§ INSTRUCTIONS TO FOLLOW: Below is a listing; print exactly its lines from the one containing "Clone this chart in matplotlib." down to the one containing "0.045, 0.045, 0.04, 0.03, 0.045, 0.05, 0.045, 0.045]", both inclusive, with every picture left out.
* START *
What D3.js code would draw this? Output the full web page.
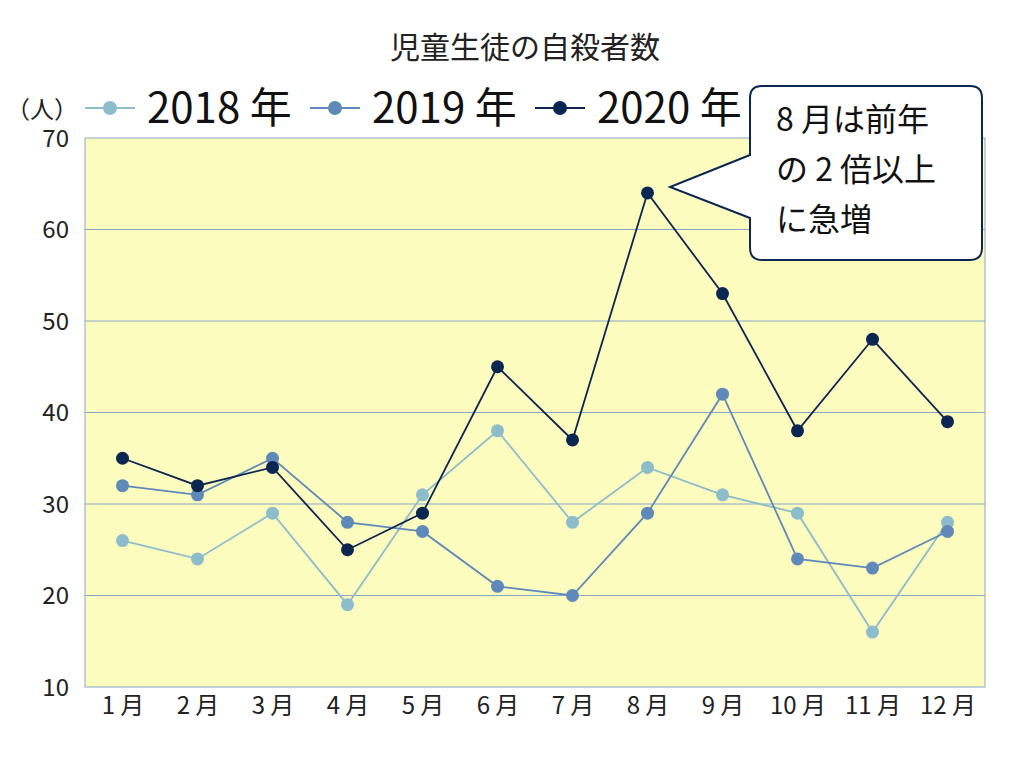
<!DOCTYPE html>
<html><head><meta charset="utf-8">
<script src="https://cdn.jsdelivr.net/npm/d3@7"></script>
<style>body{margin:0;background:#fff}text{font-family:"Noto Sans CJK JP",sans-serif}</style>
</head><body>
<svg id="c" width="1024" height="768"></svg>
<script>
var months = ["1 月","2 月","3 月","4 月","5 月","6 月","7 月","8 月","9 月","10 月","11 月","12 月"];
var yTicks = [10,20,30,40,50,60,70];
var s2018 = [26,24,29,19,31,38,28,34,31,29,16,28];
var s2019 = [32,31,35,28,27,21,20,29,42,24,23,27];
var s2020 = [35,32,34,25,29,45,37,64,53,38,48,39];
var series = [
    {name:"2018 年", values:s2018, color:"#8dbccb"},
    {name:"2019 年", values:s2019, color:"#5f89b8"},
    {name:"2020 年", values:s2020, color:"#0c2652"}
];

var svg = d3.select("#c");
var x = d3.scalePoint().domain(months).range([85,985]).padding(0.5);
var y = d3.scaleLinear().domain([10,70]).range([687,138]);

svg.append("rect").attr("x",85).attr("y",138).attr("width",900).attr("height",549)
    .attr("fill","#fdfcbf").attr("stroke","#8aa6c4");
svg.selectAll("line.grid").data(yTicks.slice(1,-1)).enter().append("line")
    .attr("x1",85).attr("x2",985).attr("y1",y).attr("y2",y)
    .attr("stroke","#8aa6c4").attr("stroke-width",1);

var ya = svg.append("g").attr("transform","translate(85,0)")
    .call(d3.axisLeft(y).tickValues(yTicks).tickSize(0).tickPadding(16));
ya.select(".domain").remove();
ya.selectAll("text").attr("font-size",24).attr("fill","#222").attr("dy","0.35em")
    .attr("font-family","Noto Sans, sans-serif");
var xa = svg.append("g").attr("transform","translate(0,687)")
    .call(d3.axisBottom(x).tickSize(0).tickPadding(10));
xa.select(".domain").remove();
xa.selectAll("text").attr("font-size",24).attr("fill","#222");

var line = d3.line().x(function(d,i){return x(months[i]);}).y(function(d){return y(d);});
series.forEach(function(s){
    svg.append("path").datum(s.values).attr("d",line).attr("fill","none")
        .attr("stroke",s.color).attr("stroke-width",1.8);
    svg.selectAll(null).data(s.values).enter().append("circle")
        .attr("cx",function(d,i){return x(months[i]);}).attr("cy",y).attr("r",6.5)
        .attr("fill",s.color);
});

svg.append("text").attr("x",525).attr("y",58).attr("text-anchor","middle")
    .attr("font-size",30).attr("fill","#222").text("児童生徒の自殺者数");
svg.append("text").attr("x",6).attr("y",118).attr("font-size",24).attr("fill","#222").text("（人）");

var lx = [85,310,535];
series.forEach(function(s,i){
    var g = svg.append("g").attr("transform","translate("+lx[i]+",108)");
    g.append("line").attr("x1",0).attr("x2",50).attr("stroke",s.color).attr("stroke-width",2);
    g.append("circle").attr("cx",25).attr("r",7).attr("fill",s.color);
    g.append("text").attr("x",62).attr("y",15).attr("font-size",42).attr("fill","#111")
        .attr("font-family","Noto Sans, sans-serif").text(s.name);
});

svg.append("path")
    .attr("d","M762,86 H970 Q982,86 982,98 V248 Q982,260 970,260 H762 Q750,260 750,248 V218 L670,187 L750,155 V98 Q750,86 762,86 Z")
    .attr("fill","#fff").attr("stroke","#0c2652").attr("stroke-width",2);
["8 月は前年","の 2 倍以上","に急増"].forEach(function(t,i){
    svg.append("text").attr("x",776).attr("y",131+i*50).attr("font-size",32).attr("fill","#111").text(t);
});
</script>
</body></html>
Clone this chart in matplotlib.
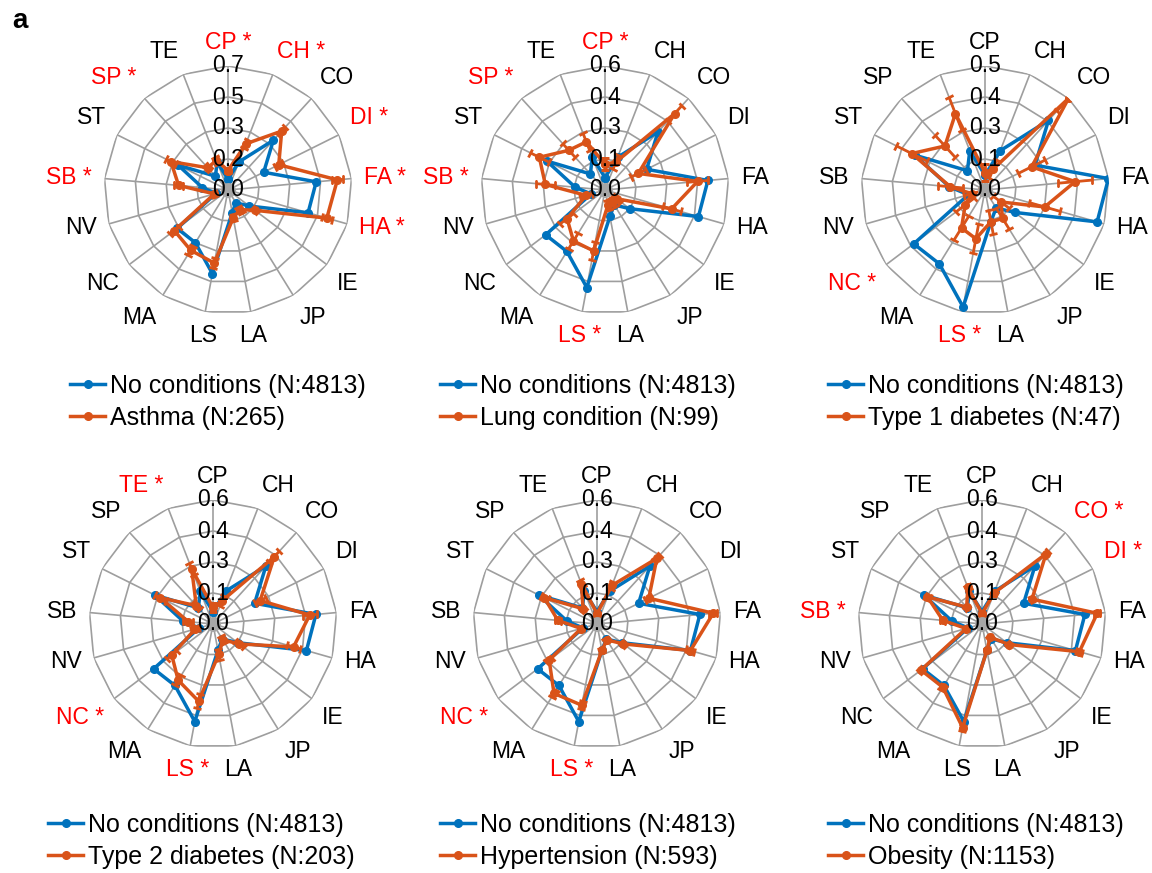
#!/usr/bin/env python3
import matplotlib
matplotlib.use("Agg")
import matplotlib.pyplot as plt
import numpy as np

plt.rcParams["font.family"] = ["Liberation Sans", "DejaVu Sans"]

CATEGORIES = ["CP", "CH", "CO", "DI", "FA", "HA", "IE", "JP", "LA",
              "LS", "MA", "NC", "NV", "SB", "ST", "SP", "TE"]

# reference group, same in every panel
NO_CONDITIONS = [0.06, 0.17, 0.38, 0.225, 0.50, 0.47, 0.15, 0.085, 0.13,
                 0.48, 0.35, 0.36, 0.07, 0.145, 0.315, 0.105, 0.17]
NO_CONDITIONS_LABEL = "No conditions (N:4813)"

ASTHMA = [0.11, 0.28, 0.45, 0.32, 0.62, 0.58, 0.19, 0.13, 0.16,
          0.42, 0.40, 0.38, 0.08, 0.28, 0.36, 0.17, 0.18]
ASTHMA_ERR = [0.015, 0.025, 0.03, 0.025, 0.03, 0.03, 0.02, 0.02, 0.02,
              0.03, 0.03, 0.03, 0.015, 0.025, 0.03, 0.02, 0.02]

LUNG = [0.125, 0.145, 0.50, 0.18, 0.45, 0.335, 0.07, 0.07, 0.075,
        0.30, 0.29, 0.23, 0.095, 0.29, 0.355, 0.26, 0.25]
LUNG_ERR = [0.03, 0.035, 0.05, 0.04, 0.05, 0.045, 0.025, 0.025, 0.025,
            0.045, 0.045, 0.04, 0.03, 0.045, 0.05, 0.045, 0.045]

TYPE1 = [0.07, 0.09, 0.50, 0.21, 0.365, 0.25, 0.08, 0.135, 0.13,
         0.20, 0.18, 0.10, 0.055, 0.14, 0.33, 0.24, 0.33]
TYPE1_ERR = [0.035, 0.04, 0.07, 0.06, 0.07, 0.065, 0.04, 0.05, 0.05,
             0.06, 0.055, 0.045, 0.035, 0.05, 0.07, 0.06, 0.07]

TYPE2 = [0.08, 0.12, 0.44, 0.255, 0.47, 0.405, 0.16, 0.09, 0.15,
         0.38, 0.32, 0.25, 0.09, 0.12, 0.285, 0.12, 0.285]
TYPE2_ERR = [0.02, 0.025, 0.035, 0.03, 0.035, 0.035, 0.025, 0.02, 0.025,
             0.035, 0.03, 0.03, 0.02, 0.025, 0.03, 0.025, 0.03]

HYPERTENSION = [0.05, 0.20, 0.43, 0.28, 0.565, 0.47, 0.16, 0.09, 0.13,
                0.40, 0.395, 0.29, 0.08, 0.19, 0.285, 0.10, 0.21]
HYPERTENSION_ERR = [0.01, 0.017, 0.02, 0.018, 0.02, 0.02, 0.015, 0.012, 0.014,
                    0.02, 0.02, 0.019, 0.011, 0.016, 0.019, 0.012, 0.017]

OBESITY = [0.05, 0.16, 0.46, 0.27, 0.56, 0.49, 0.165, 0.075, 0.13,
           0.51, 0.36, 0.37, 0.08, 0.19, 0.295, 0.11, 0.19]
OBESITY_ERR = [0.007, 0.011, 0.015, 0.013, 0.015, 0.015, 0.011, 0.008, 0.01,
               0.015, 0.014, 0.014, 0.008, 0.012, 0.013, 0.009, 0.012]

GROUP_LABELS = ["Asthma (N:265)", "Lung condition (N:99)", "Type 1 diabetes (N:47)",
                "Type 2 diabetes (N:203)", "Hypertension (N:593)", "Obesity (N:1153)"]
RMAX = [0.7, 0.6, 0.5, 0.6, 0.6, 0.6]
TICK_LABELS = [
    ["0.0", "0.2", "0.3", "0.5", "0.7"],
    ["0.0", "0.1", "0.3", "0.4", "0.6"],
    ["0.0", "0.1", "0.3", "0.4", "0.5"],
    ["0.0", "0.1", "0.3", "0.4", "0.6"],
    ["0.0", "0.1", "0.3", "0.4", "0.6"],
    ["0.0", "0.1", "0.3", "0.4", "0.6"],
]
SIGNIFICANT = [
    ["CP", "CH", "DI", "FA", "HA", "SB", "SP"],
    ["CP", "SB", "SP", "LS"],
    ["NC", "LS"],
    ["TE", "NC", "LS"],
    ["NC", "LS"],
    ["CO", "DI", "SB"],
]

BLUE = "#0072BD"
ORANGE = "#D95319"
GRID = "#9e9e9e"

W, H = 1152, 873
R_PX = 124
CENTERS = [(228, 190), (605, 190), (985, 190), (213, 624), (597, 624), (982, 624)]
LEGEND_POS = [(70, 374), (440, 374), (828, 374), (48, 813), (440, 813), (828, 813)]


def draw_radar(fig, center, group, err, rmax, tick_labels, sig):
    cx, cy = center
    rect = [(cx - R_PX) / W, 1 - (cy + R_PX) / H, 2 * R_PX / W, 2 * R_PX / H]
    ax = fig.add_axes(rect, projection="polar")
    ax.set_theta_zero_location("N")
    ax.set_theta_direction(-1)
    ax.set_ylim(0, rmax)
    ax.grid(False)
    ax.set_xticks([])
    ax.set_yticks([])
    ax.spines["polar"].set_visible(False)
    ax.patch.set_alpha(0)

    n = len(CATEGORIES)
    theta = np.linspace(0, 2 * np.pi, n, endpoint=False)
    closed = np.append(theta, theta[0])

    for r in np.linspace(0, rmax, 5)[1:]:
        ax.plot(closed, np.full(n + 1, r), color=GRID, lw=1.2, zorder=1)
    for t in theta:
        ax.plot([t, t], [0, rmax], color=GRID, lw=1.2, zorder=1)

    base = np.array(NO_CONDITIONS)
    grp = np.array(group)
    h1, = ax.plot(closed, np.append(base, base[0]), color=BLUE, lw=2.5,
                  marker="o", ms=5.5, zorder=3)
    ax.errorbar(theta, grp, yerr=err, fmt="none", ecolor=ORANGE,
                elinewidth=2, capsize=3, capthick=2, zorder=3)
    h2, = ax.plot(closed, np.append(grp, grp[0]), color=ORANGE, lw=2.5,
                  marker="o", ms=5.5, zorder=3)

    ax.scatter([0], [0], s=115, color="#a6a6a6", zorder=4, linewidths=0)

    for r, lab in zip(np.linspace(0, rmax, 5), tick_labels):
        ax.text(0, r, lab, ha="center", va="center", fontsize=16.5, zorder=6)

    for t, cat in zip(theta, CATEGORIES):
        s, c = np.sin(t), np.cos(t)
        ha = "left" if s > 0.3 else ("right" if s < -0.3 else "center")
        va = "bottom" if c > 0.3 else ("top" if c < -0.3 else "center")
        if cat in sig:
            ax.text(t, rmax * 1.1, cat + " *", ha=ha, va=va, fontsize=16.5, color="#ff0000")
        else:
            ax.text(t, rmax * 1.1, cat, ha=ha, va=va, fontsize=16.5, color="black")
    return h1, h2


def main() -> None:
    fig = plt.figure(figsize=(W / 100, H / 100), dpi=100)

    groups = [ASTHMA, LUNG, TYPE1, TYPE2, HYPERTENSION, OBESITY]
    errs = [ASTHMA_ERR, LUNG_ERR, TYPE1_ERR, TYPE2_ERR, HYPERTENSION_ERR, OBESITY_ERR]

    for i in range(6):
        h1, h2 = draw_radar(fig, CENTERS[i], groups[i], errs[i], RMAX[i],
                            TICK_LABELS[i], SIGNIFICANT[i])
        lx, ly = LEGEND_POS[i]
        fig.legend([h1, h2], [NO_CONDITIONS_LABEL, GROUP_LABELS[i]],
                   loc="upper left", bbox_to_anchor=(lx / W, 1 - ly / H),
                   frameon=False, fontsize=18, borderpad=0, borderaxespad=0,
                   handlelength=1.4, handletextpad=0.2, labelspacing=0.32)

    fig.text(12 / W, 1 - 8 / H, "a", fontsize=20, fontweight="bold", va="top", ha="left")

    fig.savefig("out.png", dpi=100)
    plt.close(fig)


if __name__ == "__main__":
    main()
* END *
§ ANSWER TO THIS PROBLEM:
Clone this chart in matplotlib.
#!/usr/bin/env python3
import matplotlib
matplotlib.use("Agg")
import matplotlib.pyplot as plt
import numpy as np

plt.rcParams["font.family"] = ["Liberation Sans", "DejaVu Sans"]

CATEGORIES = ["CP", "CH", "CO", "DI", "FA", "HA", "IE", "JP", "LA",
              "LS", "MA", "NC", "NV", "SB", "ST", "SP", "TE"]

# reference group, same in every panel
NO_CONDITIONS = [0.06, 0.17, 0.38, 0.225, 0.50, 0.47, 0.15, 0.085, 0.13,
                 0.48, 0.35, 0.36, 0.07, 0.145, 0.315, 0.105, 0.17]
NO_CONDITIONS_LABEL = "No conditions (N:4813)"

ASTHMA = [0.11, 0.28, 0.45, 0.32, 0.62, 0.58, 0.19, 0.13, 0.16,
          0.42, 0.40, 0.38, 0.08, 0.28, 0.36, 0.17, 0.18]
ASTHMA_ERR = [0.015, 0.025, 0.03, 0.025, 0.03, 0.03, 0.02, 0.02, 0.02,
              0.03, 0.03, 0.03, 0.015, 0.025, 0.03, 0.02, 0.02]

LUNG = [0.125, 0.145, 0.50, 0.18, 0.45, 0.335, 0.07, 0.07, 0.075,
        0.30, 0.29, 0.23, 0.095, 0.29, 0.355, 0.26, 0.25]
LUNG_ERR = [0.03, 0.035, 0.05, 0.04, 0.05, 0.045, 0.025, 0.025, 0.025,
            0.045, 0.045, 0.04, 0.03, 0.045, 0.05, 0.045, 0.045]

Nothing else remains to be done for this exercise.